How could I explain it? The situation was complicated or maybe it was simple. It was difficult to tell because it didn't make a lot of sense to me. One minute, we were happy as could be. The next, she refused to even talk to me. Yes, a pregnancy could make a huge difference in anybody’s life, but it didn’t warrant putting up the stone wall between us like she did.

"She disappeared," I said. I gave my mother as brief an overview of the events of the past twenty-four hours as I could. And she barely even flinched.

"Let me tell you something," she said. "You are and always have been your worst enemy."

Sloane said something similar in her email. She said I needed to love myself the way I loved her. I wish I could, but I didn’t know how. Still, it sounded like a kind and sound piece of advice.

"When we left your father, I was 43 years old," my mom said. "I managed to get the small job at the supermarket and brought in enough to make ends meet so I could pay the rent on the small apartment that we had."

She was telling me this like I didn't remember. Like I wasn't a preteen when it happened.

"You might remember that I didn't do a whole lot of dating at the time."

That was a huge understatement. In my recollection, she never went on a single date. At all. And that, so far as I knew, continued to this day.

“That was partially my choice by not putting myself out there. I assumed it was because men didn't want me. After all, I was a woman in her 40s with a kid, a bad job, and a whole lot of baggage. So, I never tried. Sure, I got asked out a few times, but I politely turned them down because it seemed like a waste of time. I thought they were just being kind. It was only in retrospect that I even realized what those men’s intentions were.

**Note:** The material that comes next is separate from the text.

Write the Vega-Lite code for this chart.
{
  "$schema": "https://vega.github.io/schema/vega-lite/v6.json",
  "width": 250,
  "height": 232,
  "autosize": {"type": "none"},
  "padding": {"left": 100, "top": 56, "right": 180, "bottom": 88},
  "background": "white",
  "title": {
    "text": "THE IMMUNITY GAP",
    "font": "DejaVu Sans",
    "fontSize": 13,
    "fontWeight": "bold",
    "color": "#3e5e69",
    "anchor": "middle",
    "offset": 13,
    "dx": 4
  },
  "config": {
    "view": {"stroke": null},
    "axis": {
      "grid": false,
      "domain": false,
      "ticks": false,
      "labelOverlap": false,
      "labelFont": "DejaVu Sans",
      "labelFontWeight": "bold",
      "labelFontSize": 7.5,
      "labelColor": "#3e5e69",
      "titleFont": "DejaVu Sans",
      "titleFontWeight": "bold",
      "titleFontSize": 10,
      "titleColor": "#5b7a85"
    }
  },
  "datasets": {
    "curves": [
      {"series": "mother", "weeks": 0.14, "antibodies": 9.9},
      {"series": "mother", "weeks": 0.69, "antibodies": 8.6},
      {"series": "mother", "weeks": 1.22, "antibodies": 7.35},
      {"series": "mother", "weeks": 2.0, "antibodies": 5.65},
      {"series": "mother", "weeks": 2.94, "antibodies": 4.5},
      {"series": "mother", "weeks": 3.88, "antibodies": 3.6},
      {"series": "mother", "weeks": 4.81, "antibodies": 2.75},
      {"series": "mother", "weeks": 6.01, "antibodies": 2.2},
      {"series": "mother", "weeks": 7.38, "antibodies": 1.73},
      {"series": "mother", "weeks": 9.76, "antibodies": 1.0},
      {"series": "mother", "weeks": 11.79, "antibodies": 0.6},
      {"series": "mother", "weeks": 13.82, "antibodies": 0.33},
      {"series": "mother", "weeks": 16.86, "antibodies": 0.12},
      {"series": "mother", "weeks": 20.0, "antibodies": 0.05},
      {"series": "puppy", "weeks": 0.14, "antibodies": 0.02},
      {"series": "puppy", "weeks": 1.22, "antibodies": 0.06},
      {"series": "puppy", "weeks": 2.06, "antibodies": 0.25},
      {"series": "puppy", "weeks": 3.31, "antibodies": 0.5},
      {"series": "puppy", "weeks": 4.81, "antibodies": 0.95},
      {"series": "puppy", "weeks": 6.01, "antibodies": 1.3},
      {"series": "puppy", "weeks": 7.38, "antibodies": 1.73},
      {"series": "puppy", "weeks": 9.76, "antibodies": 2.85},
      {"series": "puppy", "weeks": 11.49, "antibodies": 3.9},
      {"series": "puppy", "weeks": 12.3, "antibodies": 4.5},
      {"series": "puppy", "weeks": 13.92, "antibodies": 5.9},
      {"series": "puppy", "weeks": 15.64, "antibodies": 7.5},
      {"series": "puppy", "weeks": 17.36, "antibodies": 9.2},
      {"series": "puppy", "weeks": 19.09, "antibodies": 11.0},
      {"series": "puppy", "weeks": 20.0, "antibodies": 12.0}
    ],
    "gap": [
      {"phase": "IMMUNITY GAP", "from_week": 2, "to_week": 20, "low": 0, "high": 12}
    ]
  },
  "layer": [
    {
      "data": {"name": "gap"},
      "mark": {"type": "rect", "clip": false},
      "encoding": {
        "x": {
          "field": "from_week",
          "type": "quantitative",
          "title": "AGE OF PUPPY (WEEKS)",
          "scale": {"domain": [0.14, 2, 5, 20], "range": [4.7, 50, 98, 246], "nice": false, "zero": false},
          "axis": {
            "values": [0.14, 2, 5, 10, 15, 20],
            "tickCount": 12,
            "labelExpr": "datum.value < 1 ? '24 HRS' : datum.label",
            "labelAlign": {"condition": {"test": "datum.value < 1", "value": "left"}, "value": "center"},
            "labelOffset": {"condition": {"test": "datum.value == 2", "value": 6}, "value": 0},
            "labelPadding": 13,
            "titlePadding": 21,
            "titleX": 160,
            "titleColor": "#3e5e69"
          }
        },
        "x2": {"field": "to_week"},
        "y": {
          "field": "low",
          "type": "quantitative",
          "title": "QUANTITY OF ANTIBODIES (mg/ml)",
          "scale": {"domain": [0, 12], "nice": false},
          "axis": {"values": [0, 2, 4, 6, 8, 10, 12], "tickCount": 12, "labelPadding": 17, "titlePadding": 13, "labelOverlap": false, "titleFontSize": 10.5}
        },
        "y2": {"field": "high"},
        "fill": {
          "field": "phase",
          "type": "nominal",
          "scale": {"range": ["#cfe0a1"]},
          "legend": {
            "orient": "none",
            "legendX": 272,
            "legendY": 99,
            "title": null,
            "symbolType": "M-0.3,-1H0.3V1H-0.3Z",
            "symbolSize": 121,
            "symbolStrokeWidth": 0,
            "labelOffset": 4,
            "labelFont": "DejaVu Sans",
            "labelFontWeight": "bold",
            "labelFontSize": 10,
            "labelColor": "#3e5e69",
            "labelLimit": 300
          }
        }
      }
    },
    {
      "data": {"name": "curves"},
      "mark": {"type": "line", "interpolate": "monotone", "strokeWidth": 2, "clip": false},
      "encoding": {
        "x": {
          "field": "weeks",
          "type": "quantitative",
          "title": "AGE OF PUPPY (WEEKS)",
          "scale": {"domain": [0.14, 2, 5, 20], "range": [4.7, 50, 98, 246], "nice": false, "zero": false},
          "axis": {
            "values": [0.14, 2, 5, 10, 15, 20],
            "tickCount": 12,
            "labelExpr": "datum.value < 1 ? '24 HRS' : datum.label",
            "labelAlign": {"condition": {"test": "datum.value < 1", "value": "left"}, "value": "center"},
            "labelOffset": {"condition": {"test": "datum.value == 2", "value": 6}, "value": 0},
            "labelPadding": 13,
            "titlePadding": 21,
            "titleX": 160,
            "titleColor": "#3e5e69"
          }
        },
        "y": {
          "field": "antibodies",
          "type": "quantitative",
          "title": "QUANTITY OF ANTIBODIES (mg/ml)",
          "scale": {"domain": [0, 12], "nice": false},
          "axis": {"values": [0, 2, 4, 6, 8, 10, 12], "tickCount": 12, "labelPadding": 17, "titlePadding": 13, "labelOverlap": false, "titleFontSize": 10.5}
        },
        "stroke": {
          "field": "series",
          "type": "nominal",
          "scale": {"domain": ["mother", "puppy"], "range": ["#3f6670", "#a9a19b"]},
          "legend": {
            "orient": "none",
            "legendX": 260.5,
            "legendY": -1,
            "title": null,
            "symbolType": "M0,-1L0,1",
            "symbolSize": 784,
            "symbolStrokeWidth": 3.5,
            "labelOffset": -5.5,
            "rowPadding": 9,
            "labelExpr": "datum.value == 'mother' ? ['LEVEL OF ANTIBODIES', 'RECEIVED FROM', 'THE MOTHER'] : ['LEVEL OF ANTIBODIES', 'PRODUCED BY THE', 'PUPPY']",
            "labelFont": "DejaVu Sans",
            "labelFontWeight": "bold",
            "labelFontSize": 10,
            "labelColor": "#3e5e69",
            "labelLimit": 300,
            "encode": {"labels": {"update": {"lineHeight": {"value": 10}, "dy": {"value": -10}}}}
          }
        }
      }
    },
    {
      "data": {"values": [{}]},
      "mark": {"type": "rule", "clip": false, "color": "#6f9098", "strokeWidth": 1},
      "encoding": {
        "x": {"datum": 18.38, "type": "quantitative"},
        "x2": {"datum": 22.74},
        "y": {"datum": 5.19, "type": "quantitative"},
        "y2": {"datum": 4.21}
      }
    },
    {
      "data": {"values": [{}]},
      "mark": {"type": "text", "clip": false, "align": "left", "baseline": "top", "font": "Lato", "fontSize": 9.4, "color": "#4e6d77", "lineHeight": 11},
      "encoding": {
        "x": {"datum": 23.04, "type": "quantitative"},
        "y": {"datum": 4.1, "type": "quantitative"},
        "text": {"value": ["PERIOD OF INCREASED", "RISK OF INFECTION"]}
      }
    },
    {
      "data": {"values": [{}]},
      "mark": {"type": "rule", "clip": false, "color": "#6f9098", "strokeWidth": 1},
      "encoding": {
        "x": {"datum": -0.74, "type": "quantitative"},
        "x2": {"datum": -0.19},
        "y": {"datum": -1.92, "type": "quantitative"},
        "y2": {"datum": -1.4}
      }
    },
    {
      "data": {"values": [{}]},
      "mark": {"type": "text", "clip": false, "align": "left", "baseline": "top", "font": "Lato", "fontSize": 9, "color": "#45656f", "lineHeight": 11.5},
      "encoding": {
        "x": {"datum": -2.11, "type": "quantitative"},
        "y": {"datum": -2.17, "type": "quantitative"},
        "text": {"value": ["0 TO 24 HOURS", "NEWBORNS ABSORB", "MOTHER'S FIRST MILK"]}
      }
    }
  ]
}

“But now that I'm here at the retirement home, I’ve learned that I certainly wasn't too old to be getting dates back then…”

I tilted my head at her saying that. I wasn't sure what she meant, though I wasn't sure I wanted to know. It didn't matter, she told me anyway.

“…because I’m not too old to be getting dates now, some thirty years later!”

I put out my hands to stop her from continuing, but she kept going.

"The boys in this place are wild!" she said. "They love me. They can't get enough of me. I have to turn them down."

"Okay, okay,” I said. “I’m very happy for your success in, err, that department, but I'm not sure what your point is.”

"My point is that you're turning yourself down before other people get a chance to. And you’ve been doing it for years.”

“Sloane specifically said she didn’t want to talk to me,” I said. “Her email was very clear.”

“And you’re going to give up without a fight?”

“I tried, Mom,” I said.

“You knocked on her door and she didn't answer? So what? She ran away? Have you even tried to find her?"

"I wouldn't even know where to start. But, again, that doesn’t matter she doesn’t want to talk to me.”

My mom shrugged. "That's what she said, sure, but she was probably still in shock from the initial shock of discovering she was pregnant. It's a very scary thing, you know that?"

Not firsthand, I didn't. Or at least I didn’t think I did. With all the excitement surrounding Sloane running away and disappearing, I didn't even consider the fact that there would be a young child out there before too long that had half of my DNA. I would be a father, whether or not I found Sloane. And the idea hit me like a series of fireworks all going off at once.